**Your task:** All lines from the beginning of the listing through the line with "west)!0.44!(zr.south east)$) (433,356)" are to be copied word for word; the pictures are not.

** BEGIN **

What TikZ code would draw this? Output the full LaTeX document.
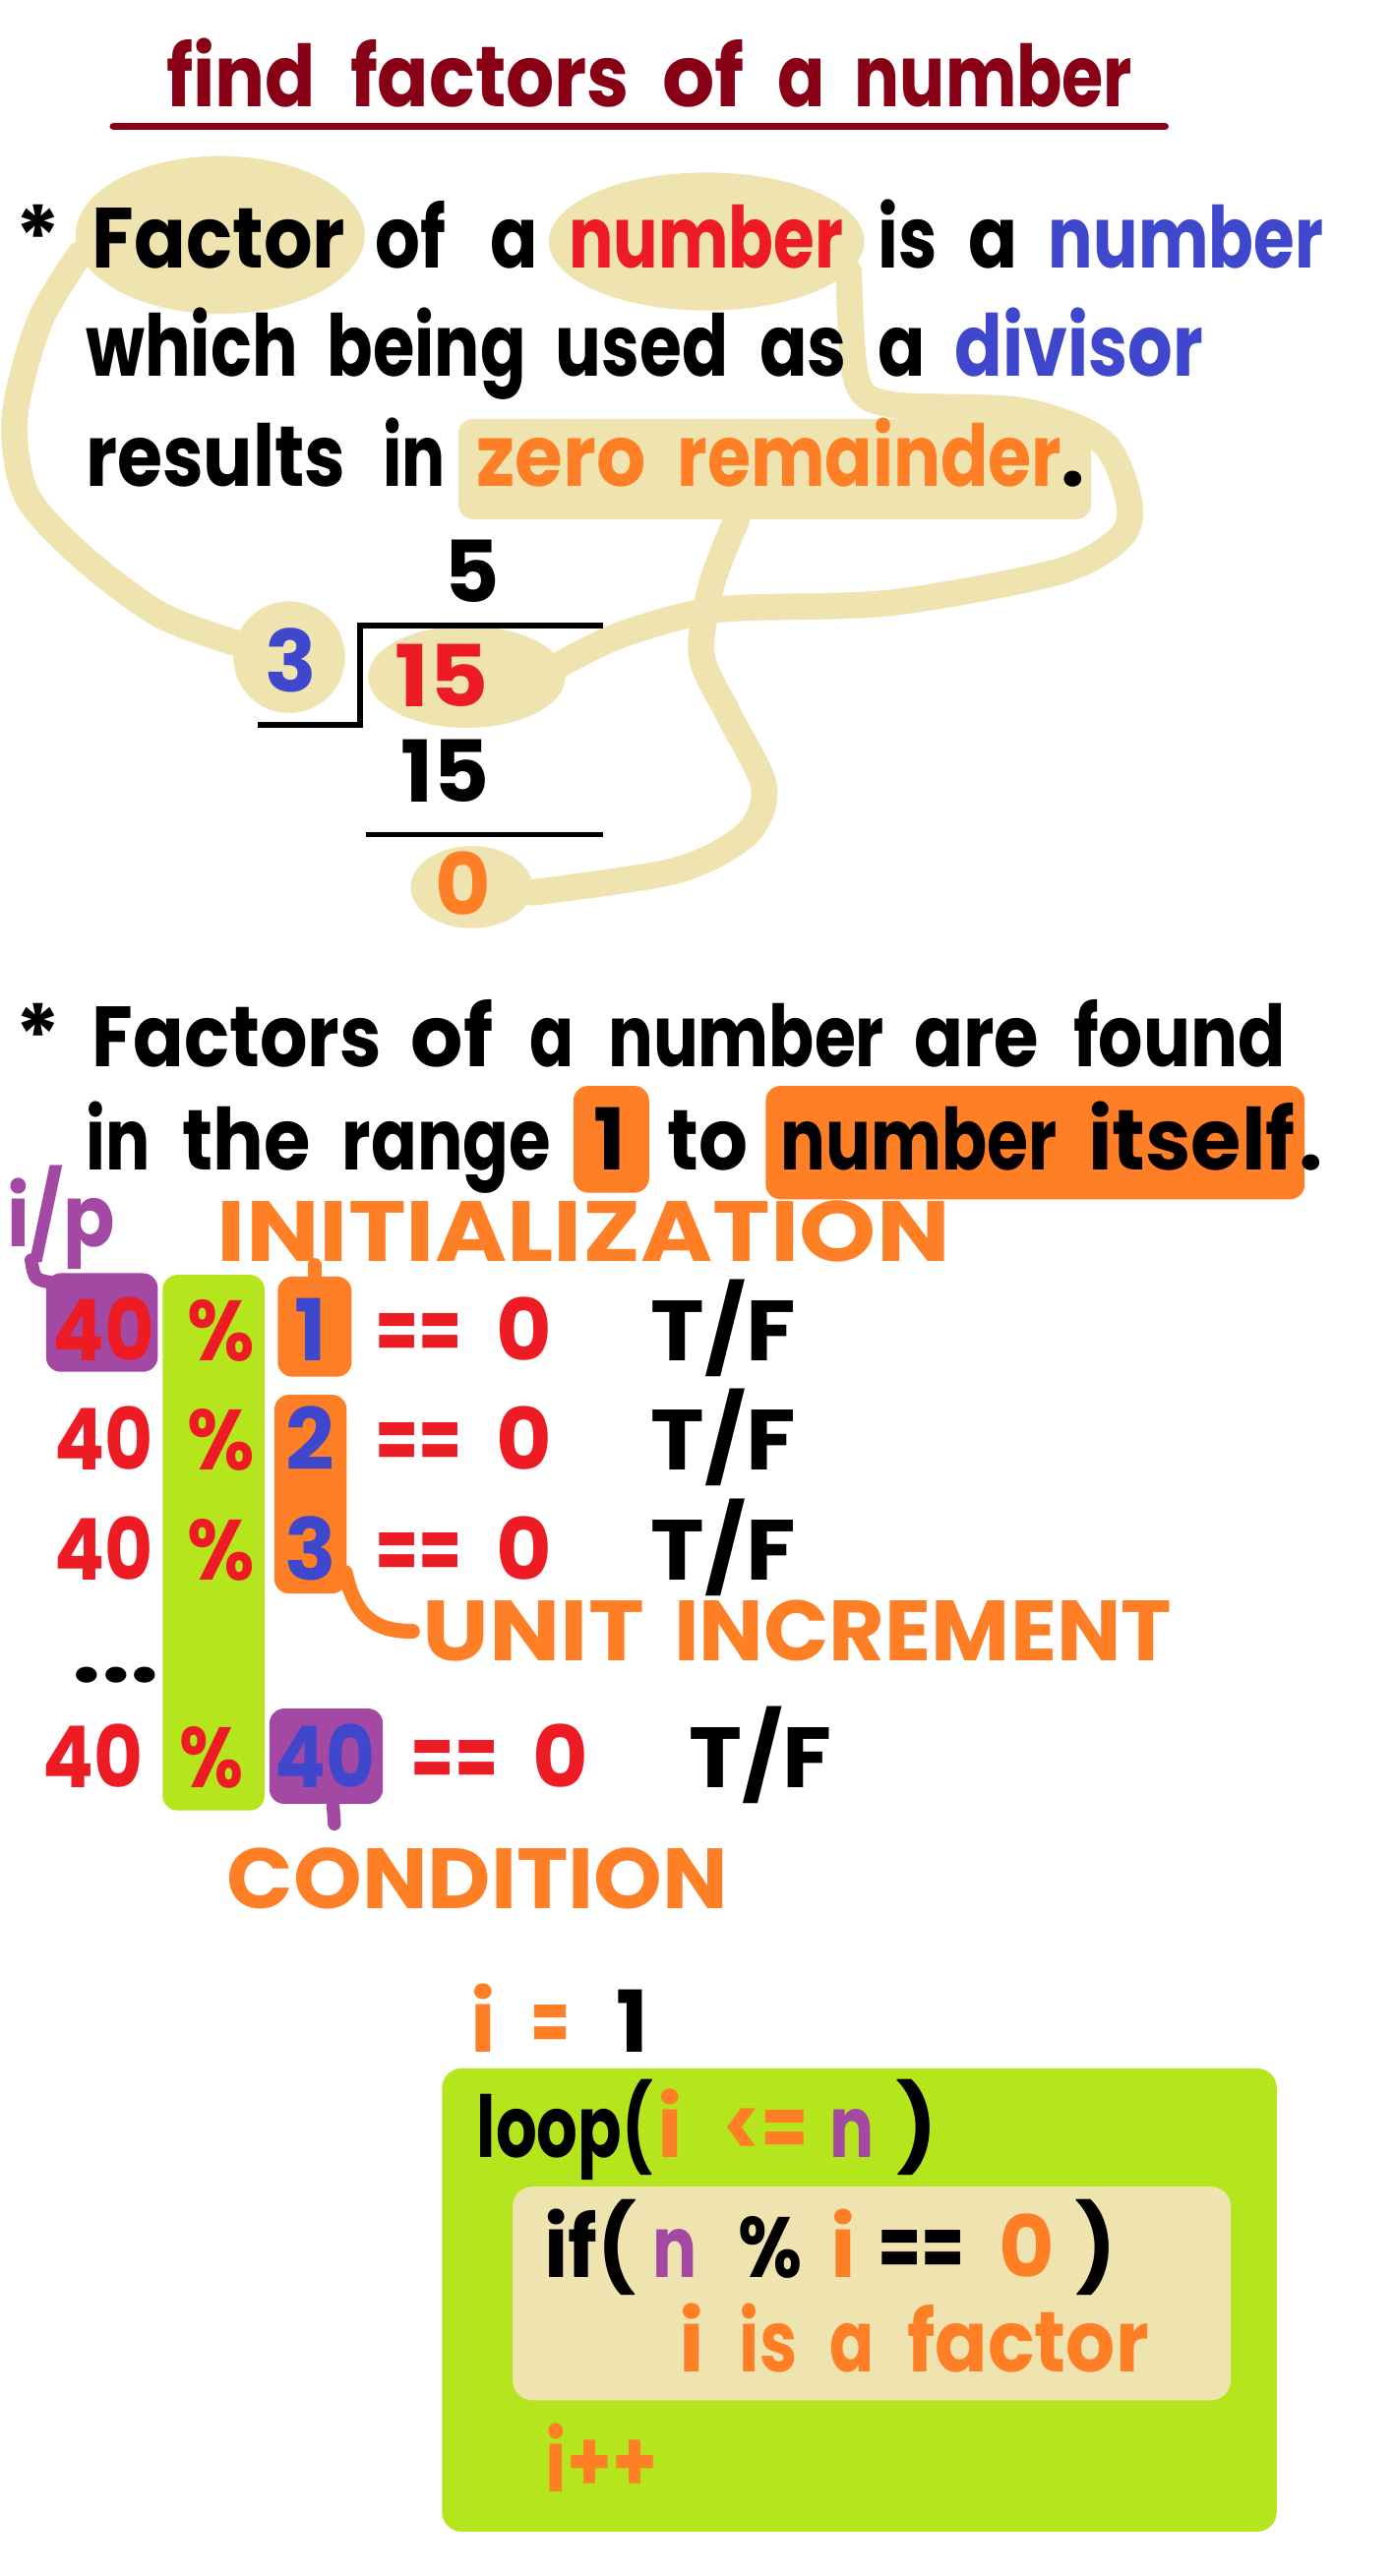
\documentclass[tikz,border=0pt]{standalone}
\usepackage{fontspec}
\setmainfont{Poppins}
\usetikzlibrary{shapes.geometric,calc}
\definecolor{dred}{HTML}{880015}
\definecolor{pred}{HTML}{ED1C24}
\definecolor{pblue}{HTML}{3F48CC}
\definecolor{porange}{HTML}{FF7F27}
\definecolor{pbeige}{HTML}{EFE4B0}
\definecolor{plime}{HTML}{B5E61D}
\definecolor{ppurple}{HTML}{A349A4}
\newcommand\tx[6]{\pgfmathsetmacro\tmpw{#3-#2+4}\node[txt,text=#5,anchor=base west] (#1) at ({#2-2},#4) {\resizebox{\tmpw pt}{\height}{#6}};}
\newcommand\ch[5]{\node[txt,text=#4,anchor=base] (#1) at (#2,#3) {#5};}
\tikzset{
  txt/.style={inner sep=0pt, font=\bfseries\fontsize{52}{60}\selectfont},
  bg/.style={draw=none, inner sep=0pt, rounded corners=9pt},
  ell/.style={ellipse, draw=none, fill=pbeige, inner sep=0pt},
  beigeline/.style={draw=pbeige, line width=16pt, line cap=round, line join=round},
  stub/.style={line width=8pt, line cap=round}
}
\begin{document}
\begin{tikzpicture}[x=1pt,y=-1pt]
\fill[white] (0,0) rectangle (848,1568);
\useasboundingbox (0,0) rectangle (848,1568);

% ---------- section 1 backgrounds
\node[ell, minimum width=176, minimum height=96] (fE) at (134,143) {};
\node[ell, minimum width=192, minimum height=84] (nE) at (430,147) {};
\node[ell, minimum width=68, minimum height=68] (e3) at (176,400) {};
\node[ell, minimum width=120, minimum height=62] (e15) at (284,412) {};
\node[ell, minimum width=74, minimum height=50] (e0) at (287,540) {};
\node[bg, fill=pbeige, minimum width=385, minimum height=61] (zr) at (471.5,285.5) {};
\draw[beigeline] plot[smooth] coordinates {(fE.188) (24,196) (9,254) (16,301) (49,338) (97,374) (e3.165)};
\draw[beigeline] plot[smooth] coordinates {(nE.-12) (521,230) (541,246) (622,250) (671,269) (687,305) (682,327) (644,348) (541,367) (438,371) (379,386) (e15.8)};
\draw[beigeline] plot[smooth] coordinates {($(zr.south west)!0.44!(zr.south east)$) (433,356) (427,399) (444,436) (465,479) (454,508) (411,530) (e0.-5)};

% ---------- section 2 backgrounds
\node[bg, fill=porange, minimum width=46, minimum height=65] (b1t) at (372,693.5) {};
\node[bg, fill=porange, minimum width=328, minimum height=69] (bnum) at (630,695.5) {};
\node[bg, fill=ppurple, minimum width=68, minimum height=60] (pb1) at (62,805) {};
\node[bg, fill=plime, minimum width=62, minimum height=326] (gbar) at (130,939) {};
\node[bg, fill=porange, minimum width=45, minimum height=61] (b1) at (191.5,807.5) {};
\node[bg, fill=porange, minimum width=44, minimum height=121] (b23) at (189,909.5) {};
\node[bg, fill=ppurple, minimum width=69, minimum height=58] (pb4) at (198.5,1069) {};

% ---------- section 3 backgrounds
\node[bg, fill=plime, rounded corners=12pt, minimum width=508, minimum height=282] (gbox) at (523,1400) {};
\node[bg, fill=pbeige, rounded corners=12pt, minimum width=437, minimum height=130] (bbox) at (530.5,1396) {};

% ---------- title
\tx{t1}{103}{190}{65}{dred}{find}
\tx{t2}{215}{381}{65}{dred}{factors}
\tx{t3}{405}{451}{65}{dred}{of}
\tx{t4}{475}{500}{65}{dred}{a}
\tx{t5}{522}{687}{65}{dred}{number}
\draw[dred, line width=4.5pt, line cap=round] (69,77) -- (709,77);

% ---------- paragraph 1
\ch{s1}{23}{163}{black}{*}
\tx{l1a}{58}{208}{163}{black}{Factor}
\tx{l1b}{230}{269}{163}{black}{of}
\tx{l1c}{300}{325}{163}{black}{a}
\tx{l1d}{348}{511}{163}{pred}{number}
\tx{l1e}{536}{568}{163}{black}{is}
\tx{l1f}{591}{617}{163}{black}{a}
\tx{l1g}{640}{803}{163}{pblue}{number}
\tx{l2a}{54}{179}{229}{black}{which}
\tx{l2b}{201}{318}{229}{black}{being}
\tx{l2c}{340}{441}{229}{black}{used}
\tx{l2d}{464}{513}{229}{black}{as}
\tx{l2e}{536}{561}{229}{black}{a}
\tx{l2f}{583}{730}{229}{pblue}{divisor}
\tx{l3a}{54}{208}{296}{black}{results}
\tx{l3b}{235}{269}{296}{black}{in}
\tx{l3c}{292}{391}{296}{porange}{zero}
\tx{l3d}{414}{644}{296}{porange}{remainder}
\ch{l3e}{653}{296}{black}{.}

% ---------- division
\draw[line width=3.5pt] (157,441) -- (219,441) -- (219,381) -- (367,381);
\draw[line width=3.5pt] (223,508) -- (367,508);
\ch{d5}{287}{367}{black}{5}
\ch{d3}{177}{421}{pblue}{3}
\tx{d15r}{242}{295}{430}{pred}{15}
\tx{d15b}{246}{296}{488}{black}{15}
\ch{d0}{282}{557}{porange}{0}

% ---------- paragraph 2
\ch{s2}{23}{649}{black}{*}
\tx{m1a}{58}{230}{649}{black}{Factors}
\tx{m1b}{252}{298}{649}{black}{of}
\tx{m1c}{324}{347}{649}{black}{a}
\tx{m1d}{372}{536}{649}{black}{number}
\tx{m1e}{558}{630}{649}{black}{are}
\tx{m1f}{655}{780}{649}{black}{found}
\tx{m2a}{54}{89}{712}{black}{in}
\tx{m2b}{113}{187}{712}{black}{the}
\tx{m2c}{210}{333}{712}{black}{range}
\ch{m2d}{371}{712}{black}{1}
\tx{m2e}{408}{453}{712}{black}{to}
\tx{m2f}{477}{641}{712}{black}{number}
\tx{m2g}{664}{786}{712}{black}{itself}
\ch{m2h}{798}{712}{black}{.}

\tx{ip}{6}{68}{759}{ppurple}{i/p}
\tx{init}{134}{576}{768}{porange}{INITIALIZATION}

% rows
\tx{r1a}{34}{92}{828}{pred}{40}
\tx{r1b}{116}{153}{828}{pred}{\%}
\ch{r1c}{189}{828}{pblue}{1}
\tx{r1d}{230}{279}{828}{pred}{==}
\ch{r1e}{319}{828}{pred}{0}
\tx{r1f}{398}{482}{828}{black}{T/F}

\tx{r2a}{35}{91}{895}{pred}{40}
\tx{r2b}{116}{153}{895}{pred}{\%}
\ch{r2c}{189}{895}{pblue}{2}
\tx{r2d}{230}{279}{895}{pred}{==}
\ch{r2e}{319}{895}{pred}{0}
\tx{r2f}{398}{482}{895}{black}{T/F}

\tx{r3a}{35}{91}{962}{pred}{40}
\tx{r3b}{116}{153}{962}{pred}{\%}
\ch{r3c}{189}{962}{pblue}{3}
\tx{r3d}{230}{279}{962}{pred}{==}
\ch{r3e}{319}{962}{pred}{0}
\tx{r3f}{398}{482}{962}{black}{T/F}

\tx{dots}{46}{95}{1024}{black}{...}

\tx{r4a}{28}{85}{1088}{pred}{40}
\tx{r4b}{111}{146}{1088}{pred}{\%}
\tx{r4c}{169}{226}{1088}{pblue}{40}
\tx{r4d}{252}{301}{1088}{pred}{==}
\ch{r4e}{341}{1088}{pred}{0}
\tx{r4f}{421}{504}{1088}{black}{T/F}

\tx{unit}{259}{390}{1011}{porange}{UNIT}
\tx{incr}{412}{711}{1011}{porange}{INCREMENT}
\tx{cond}{140}{441}{1162}{porange}{CONDITION}

% stubs / connectors
\draw[stub, ppurple] ($(ip.base west)+(15,8)$) .. controls +(2,12) .. ($(pb1.north west)+(5,6)$);
\draw[stub, porange] (b1.north) -- ++(0,-7);
\draw[stub, ppurple] ($(pb4.south)+(4,-2)$) -- ++(1,14);
\draw[porange, line width=9pt, line cap=round] ($(b23.south east)+(-1,-13)$) .. controls (216,984) and (228,993) .. ($(unit.west)+(-6,0)$);

% ---------- section 3 text
\ch{c1a}{294}{1249}{porange}{i}
\tx{c1b}{325}{345}{1249}{porange}{=}
\ch{c1c}{385}{1249}{black}{1}

\tx{c2a}{292}{395}{1313}{black}{loop(}
\ch{c2b}{408}{1313}{porange}{i}
\tx{c2c}{442}{490}{1313}{porange}{<=}
\tx{c2d}{507}{530}{1313}{ppurple}{n}
\ch{c2e}{558}{1313}{black}{)}

\tx{c3a}{333}{385}{1386}{black}{if(}
\tx{c3b}{399}{422}{1386}{ppurple}{n}
\tx{c3c}{451}{486}{1386}{black}{\%}
\ch{c3d}{513}{1386}{porange}{i}
\tx{c3e}{536}{585}{1386}{black}{==}
\ch{c3f}{625}{1386}{porange}{0}
\ch{c3g}{667}{1386}{black}{)}

\ch{c4a}{421}{1444}{porange}{i}
\tx{c4b}{452}{483}{1444}{porange}{is}
\tx{c4c}{507}{530}{1444}{porange}{a}
\tx{c4d}{554}{697}{1444}{porange}{factor}

\tx{c5}{334}{398}{1517}{porange}{i++}
\end{tikzpicture}
\end{document}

** END **

**Response for this exercise:**
What TikZ code would draw this? Output the full LaTeX document.
\documentclass[tikz,border=0pt]{standalone}
\usepackage{fontspec}
\setmainfont{Poppins}
\usetikzlibrary{shapes.geometric,calc}
\definecolor{dred}{HTML}{880015}
\definecolor{pred}{HTML}{ED1C24}
\definecolor{pblue}{HTML}{3F48CC}
\definecolor{porange}{HTML}{FF7F27}
\definecolor{pbeige}{HTML}{EFE4B0}
\definecolor{plime}{HTML}{B5E61D}
\definecolor{ppurple}{HTML}{A349A4}
\newcommand\tx[6]{\pgfmathsetmacro\tmpw{#3-#2+4}\node[txt,text=#5,anchor=base west] (#1) at ({#2-2},#4) {\resizebox{\tmpw pt}{\height}{#6}};}
\newcommand\ch[5]{\node[txt,text=#4,anchor=base] (#1) at (#2,#3) {#5};}
\tikzset{
  txt/.style={inner sep=0pt, font=\bfseries\fontsize{52}{60}\selectfont},
  bg/.style={draw=none, inner sep=0pt, rounded corners=9pt},
  ell/.style={ellipse, draw=none, fill=pbeige, inner sep=0pt},
  beigeline/.style={draw=pbeige, line width=16pt, line cap=round, line join=round},
  stub/.style={line width=8pt, line cap=round}
}
\begin{document}
\begin{tikzpicture}[x=1pt,y=-1pt]
\fill[white] (0,0) rectangle (848,1568);
\useasboundingbox (0,0) rectangle (848,1568);

% ---------- section 1 backgrounds
\node[ell, minimum width=176, minimum height=96] (fE) at (134,143) {};
\node[ell, minimum width=192, minimum height=84] (nE) at (430,147) {};
\node[ell, minimum width=68, minimum height=68] (e3) at (176,400) {};
\node[ell, minimum width=120, minimum height=62] (e15) at (284,412) {};
\node[ell, minimum width=74, minimum height=50] (e0) at (287,540) {};
\node[bg, fill=pbeige, minimum width=385, minimum height=61] (zr) at (471.5,285.5) {};
\draw[beigeline] plot[smooth] coordinates {(fE.188) (24,196) (9,254) (16,301) (49,338) (97,374) (e3.165)};
\draw[beigeline] plot[smooth] coordinates {(nE.-12) (521,230) (541,246) (622,250) (671,269) (687,305) (682,327) (644,348) (541,367) (438,371) (379,386) (e15.8)};
\draw[beigeline] plot[smooth] coordinates {($(zr.south west)!0.44!(zr.south east)$) (433,356) (427,399) (444,436) (465,479) (454,508) (411,530) (e0.-5)};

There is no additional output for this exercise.